We celebrate this holiday because of what happened in 1776.

We celebrate the actions of people we only know about because of books. We celebrate the actions of people that lived without electricity, without regular mail service, without Super Wal-Mart. What a stark existence to be willing to fight for.

We celebrate that these people had the gumption, or gall or courage to break the existing hold of Europe on this wilderness colonies.

What did they want to become independent from? If you read through the document you find oppression, abuse, removal of rights, false justice and punishment. You find a precisely stated set of charges against the king and their justification for independence.

Their declaration was to break free of the strangling hold of a tyrant.

Interestingly we celebrate the day of declaration not the day it was actually achieved. I guess if they had lost their struggle we would not be celebrating at all on Monday. We celebrate the ideal of the prize that was worth so much time energy and lives.
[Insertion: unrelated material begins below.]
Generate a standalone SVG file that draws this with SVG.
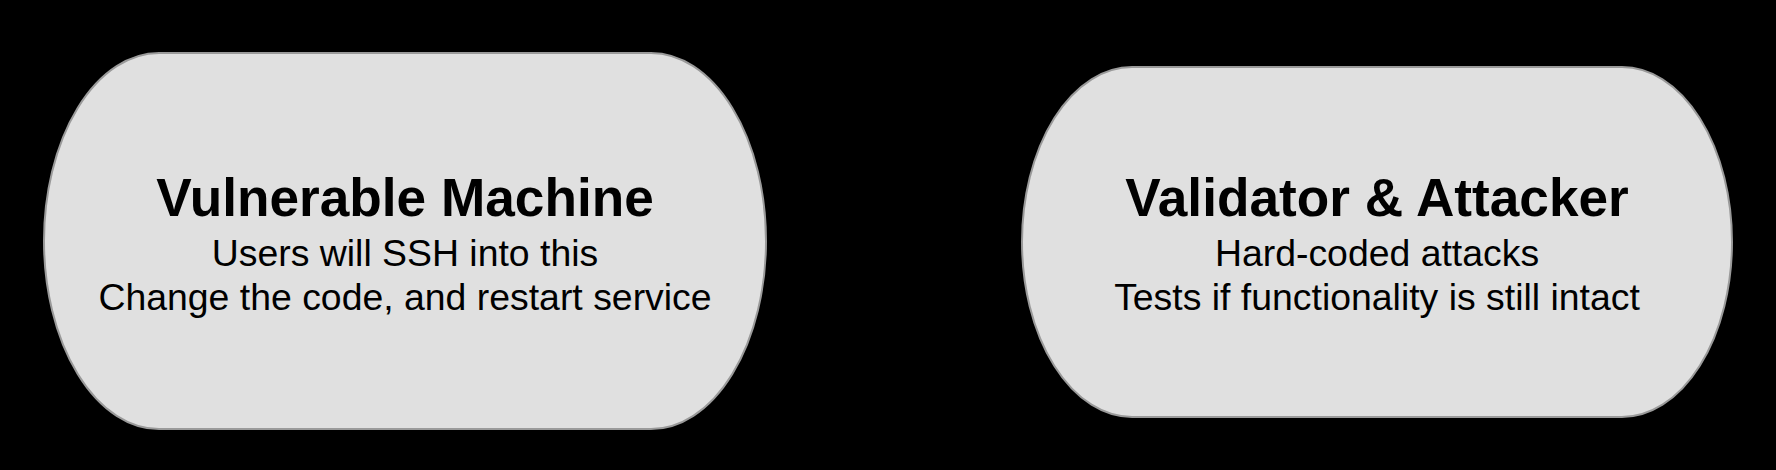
<svg xmlns="http://www.w3.org/2000/svg" width="1776" height="470" viewBox="0 0 1776 470">
<style>
.shape{fill:#e0e0e0;stroke:#9a9a9a;stroke-width:2}
.title{font-family:"Liberation Sans",Arial,sans-serif;font-weight:bold;font-size:53.2px;fill:#000;text-anchor:middle}
.sub{font-family:"Liberation Sans",Arial,sans-serif;font-size:37.4px;fill:#000;text-anchor:middle}
</style>
<rect x="0" y="0" width="1776" height="470" fill="#000"/>
<g id="connectors"/>
<g id="node-vulnerable-machine">
<rect class="shape" x="44" y="53" width="722" height="376" rx="115" ry="188"/>
<text class="title" x="405" y="216">Vulnerable Machine</text>
<text class="sub" x="405" y="266">Users will SSH into this</text>
<text class="sub" x="405" y="310">Change the code, and restart service</text>
</g>
<g id="node-validator-attacker">
<rect class="shape" x="1022" y="67" width="710" height="350" rx="110" ry="175"/>
<text class="title" x="1377" y="216">Validator &amp; Attacker</text>
<text class="sub" x="1377" y="266">Hard-coded attacks</text>
<text class="sub" x="1377" y="310">Tests if functionality is still intact</text>
</g>
</svg>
So what is the Christian comparison?

The scripture we heard this morning is talking about freedom. This passage is about Mosaic law. The law is described else ware as being something that helped to identify sin, and how to live a life honorable to God. However, too many people, religious leaders, used the Law as a tool of control. They used it for power and position and separation.

Paul declares freedom from the law. He tells the churches in Galatia that they are called by God through Jesus to be free.
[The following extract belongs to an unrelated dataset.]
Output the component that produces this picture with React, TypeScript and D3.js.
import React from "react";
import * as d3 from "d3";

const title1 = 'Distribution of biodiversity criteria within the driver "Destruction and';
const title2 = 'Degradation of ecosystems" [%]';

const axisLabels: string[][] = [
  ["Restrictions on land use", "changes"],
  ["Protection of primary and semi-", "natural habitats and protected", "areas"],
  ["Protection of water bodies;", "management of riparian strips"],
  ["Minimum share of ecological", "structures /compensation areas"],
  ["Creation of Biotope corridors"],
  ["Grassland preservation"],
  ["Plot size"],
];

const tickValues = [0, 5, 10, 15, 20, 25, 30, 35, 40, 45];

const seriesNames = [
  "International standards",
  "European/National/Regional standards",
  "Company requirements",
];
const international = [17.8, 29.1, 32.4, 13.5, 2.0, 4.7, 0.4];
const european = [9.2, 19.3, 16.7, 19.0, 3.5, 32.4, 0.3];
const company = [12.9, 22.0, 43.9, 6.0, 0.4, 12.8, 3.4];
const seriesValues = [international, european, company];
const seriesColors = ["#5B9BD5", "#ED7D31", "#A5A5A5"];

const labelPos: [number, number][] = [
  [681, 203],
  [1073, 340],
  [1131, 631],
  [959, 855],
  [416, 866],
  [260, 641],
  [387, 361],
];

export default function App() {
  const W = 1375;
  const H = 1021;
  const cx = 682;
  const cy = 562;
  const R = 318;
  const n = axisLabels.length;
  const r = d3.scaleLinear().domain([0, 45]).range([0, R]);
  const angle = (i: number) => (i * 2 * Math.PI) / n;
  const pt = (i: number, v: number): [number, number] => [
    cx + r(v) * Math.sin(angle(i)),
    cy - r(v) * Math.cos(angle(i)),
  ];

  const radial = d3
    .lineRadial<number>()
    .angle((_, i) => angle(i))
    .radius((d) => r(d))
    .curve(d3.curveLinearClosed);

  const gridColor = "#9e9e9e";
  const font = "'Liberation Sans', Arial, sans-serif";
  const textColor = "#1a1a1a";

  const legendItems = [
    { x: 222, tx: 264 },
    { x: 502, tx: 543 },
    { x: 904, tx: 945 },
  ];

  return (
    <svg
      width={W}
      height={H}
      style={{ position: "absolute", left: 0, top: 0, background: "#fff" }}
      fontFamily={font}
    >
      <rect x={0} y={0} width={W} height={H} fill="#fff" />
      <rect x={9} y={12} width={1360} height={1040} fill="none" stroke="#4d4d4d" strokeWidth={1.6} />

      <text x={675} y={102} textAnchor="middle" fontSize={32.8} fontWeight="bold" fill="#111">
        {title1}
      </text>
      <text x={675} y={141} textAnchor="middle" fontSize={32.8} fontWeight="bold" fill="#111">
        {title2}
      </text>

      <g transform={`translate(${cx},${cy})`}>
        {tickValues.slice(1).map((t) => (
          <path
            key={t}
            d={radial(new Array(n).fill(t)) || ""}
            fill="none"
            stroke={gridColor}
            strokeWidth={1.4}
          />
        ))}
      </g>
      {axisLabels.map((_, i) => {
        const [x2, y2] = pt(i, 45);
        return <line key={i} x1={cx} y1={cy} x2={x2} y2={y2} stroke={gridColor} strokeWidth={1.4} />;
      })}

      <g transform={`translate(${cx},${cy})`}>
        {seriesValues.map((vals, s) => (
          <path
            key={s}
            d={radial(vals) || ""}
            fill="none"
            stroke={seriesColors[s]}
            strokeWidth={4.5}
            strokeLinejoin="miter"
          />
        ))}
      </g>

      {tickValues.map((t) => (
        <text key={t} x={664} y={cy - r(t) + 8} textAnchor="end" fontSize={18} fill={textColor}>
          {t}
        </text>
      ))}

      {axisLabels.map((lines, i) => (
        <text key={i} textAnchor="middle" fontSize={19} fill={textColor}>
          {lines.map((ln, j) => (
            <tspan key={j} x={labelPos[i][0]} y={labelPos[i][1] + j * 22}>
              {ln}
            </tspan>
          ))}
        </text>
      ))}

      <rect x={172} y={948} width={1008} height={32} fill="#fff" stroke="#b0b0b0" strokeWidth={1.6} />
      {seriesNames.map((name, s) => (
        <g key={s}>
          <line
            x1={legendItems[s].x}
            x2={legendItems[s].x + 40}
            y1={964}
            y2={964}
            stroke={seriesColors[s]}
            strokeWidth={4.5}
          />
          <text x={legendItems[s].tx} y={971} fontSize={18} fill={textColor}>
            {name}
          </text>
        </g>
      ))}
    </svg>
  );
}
The people of Paul’s day suffered persecution and hardship which increases as they became Christians. The community made it tough to live a new faith. It had to be hard to celebrate the freedom that Paul encourages.
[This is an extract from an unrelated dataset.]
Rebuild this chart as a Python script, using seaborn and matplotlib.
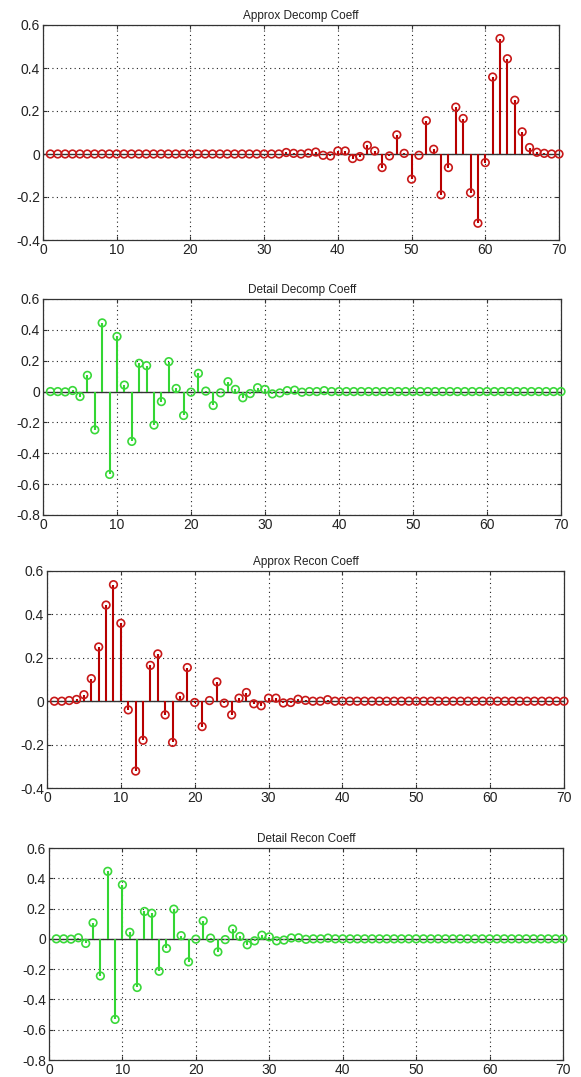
import numpy as np
import pandas as pd
import matplotlib
matplotlib.use("Agg")
import matplotlib.pyplot as plt
import seaborn as sns

# ---- data ----
n_idx = list(range(1, 71))

approx_decomp = [0.0] * 32 + [
    0.007, 0.003, 0.0, 0.004, 0.009, -0.006, -0.009, 0.014, 0.014, -0.021,
    -0.012, 0.040, 0.014, -0.063, -0.009, 0.089, 0.003, -0.117, -0.006, 0.155,
    0.022, -0.190, -0.063, 0.218, 0.165, -0.180, -0.322, -0.040, 0.358, 0.537,
    0.443, 0.250, 0.103, 0.030, 0.008, 0.003, 0.0, 0.0]

detail_decomp = [
    0.0, 0.0, -0.002, 0.007, -0.032, 0.105, -0.248, 0.445, -0.537, 0.357,
    0.042, -0.323, 0.183, 0.168, -0.217, -0.065, 0.194, 0.020, -0.155, -0.004,
    0.118, 0.003, -0.090, -0.008, 0.064, 0.014, -0.040, -0.013, 0.025, 0.014,
    -0.015, -0.009, 0.006, 0.009, -0.004, 0.0, 0.0, 0.006] + [0.0] * 32

approx_recon = [
    0.0, 0.0, 0.003, 0.008, 0.030, 0.104, 0.250, 0.443, 0.537, 0.359,
    -0.040, -0.322, -0.180, 0.165, 0.218, -0.063, -0.190, 0.022, 0.155, -0.006,
    -0.117, 0.003, 0.089, -0.009, -0.063, 0.014, 0.040, -0.012, -0.021, 0.014,
    0.014, -0.008, -0.006, 0.009, 0.004, 0.0, 0.0, 0.007] + [0.0] * 32

detail_recon = [
    0.0, 0.0, -0.002, 0.007, -0.030, 0.106, -0.245, 0.446, -0.532, 0.357,
    0.043, -0.321, 0.181, 0.169, -0.214, -0.063, 0.196, 0.021, -0.152, -0.002,
    0.119, 0.005, -0.086, -0.005, 0.065, 0.016, -0.039, -0.013, 0.024, 0.013,
    -0.013, -0.008, 0.006, 0.007, -0.003, 0.0, 0.0, 0.005] + [0.0] * 32

titles = ["Approx Decomp Coeff", "Detail Decomp Coeff",
          "Approx Recon Coeff", "Detail Recon Coeff"]
series = [approx_decomp, detail_decomp, approx_recon, detail_recon]
ylims = [(-0.4, 0.6), (-0.8, 0.6), (-0.4, 0.6), (-0.8, 0.6)]
xticks = [0, 10, 20, 30, 40, 50, 60, 70]

# ---- styling ----
sns.set_theme(style="white")
plt.rcParams["font.family"] = ["Liberation Sans", "DejaVu Sans"]

W, H = 581, 1077
fig = plt.figure(figsize=(W / 100, H / 100), dpi=100)

# axes boxes in pixels: left, top, right, bottom
boxes = [(43, 25, 559, 240), (43, 299, 561, 515),
         (47, 571, 564, 788), (49, 848, 563, 1060)]
marker_cols = ["#c81818", "#3ad83a", "#c81818", "#3ad83a"]
stem_cols = ["#b80000", "#33d633", "#b80000", "#33d633"]

for k in range(4):
    l, t, r, b = boxes[k]
    ax = fig.add_axes([l / W, 1 - b / H, (r - l) / W, (b - t) / H])
    df = pd.DataFrame({"n": n_idx, "v": series[k]})
    ax.axhline(0, color="#333333", lw=1.0, zorder=1)
    ax.vlines(df["n"], 0, df["v"], color=stem_cols[k], lw=1.5, zorder=2)
    sns.scatterplot(data=df, x="n", y="v", ax=ax, marker="o", s=30,
                    facecolors="none", edgecolor=marker_cols[k],
                    linewidth=1.2, zorder=3, legend=False, clip_on=False)
    ax.set_xlim(0, 70)
    ax.set_ylim(*ylims[k])
    ax.set_xticks(xticks)
    yt = np.round(np.arange(ylims[k][0], ylims[k][1] + 1e-9, 0.2), 1)
    ax.set_yticks(yt)
    ax.set_yticklabels(["0" if abs(v) < 1e-9 else f"{v:g}" for v in yt])
    ax.set_xlabel("")
    ax.set_ylabel("")
    ax.grid(True, color="#222222", linestyle=(0, (1, 3)), lw=0.8)
    ax.tick_params(direction="in", length=3, width=0.8, color="#333333",
                   top=True, right=True, bottom=True, left=True,
                   labelsize=10, labelcolor="#222222", pad=2)
    for sp in ax.spines.values():
        sp.set_color("#333333")
        sp.set_linewidth(0.9)
    ax.set_title(titles[k], fontsize=8.5, color="#222222", pad=4)

fig.savefig("out.png", dpi=100)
They had already broken from their old traditions. They were trying to figure out the ins and outs of this new faith.

They had lots of questions and pressures to give into and it appears in scripture that one of the most logical was becoming a Jew to become a Christian. The pressure was to live under the law as a first concern. Paul insist that it is not true.

Pal thought that the Law was being retired as the means to cover sin, they still had the problem of Sin to deal with as we still do today.

Hind sight is so good. Today we can look at United States history and find the investment made by people so long ago was worth it. It is great to be free. It is fantastic that I can pretty much do what I want and say what I want.

The first sentence in the Declaration of Independence is a whopper. I know some professors that would object to their sentence structure.

The second sentence of the Declaration of Independence says:

We hold these truths to be self-evident, that all men are created equal, that they are endowed by their Creator with certain unalienable (unchangeable) Rights that among these are life, liberty, and the pursuit of happiness.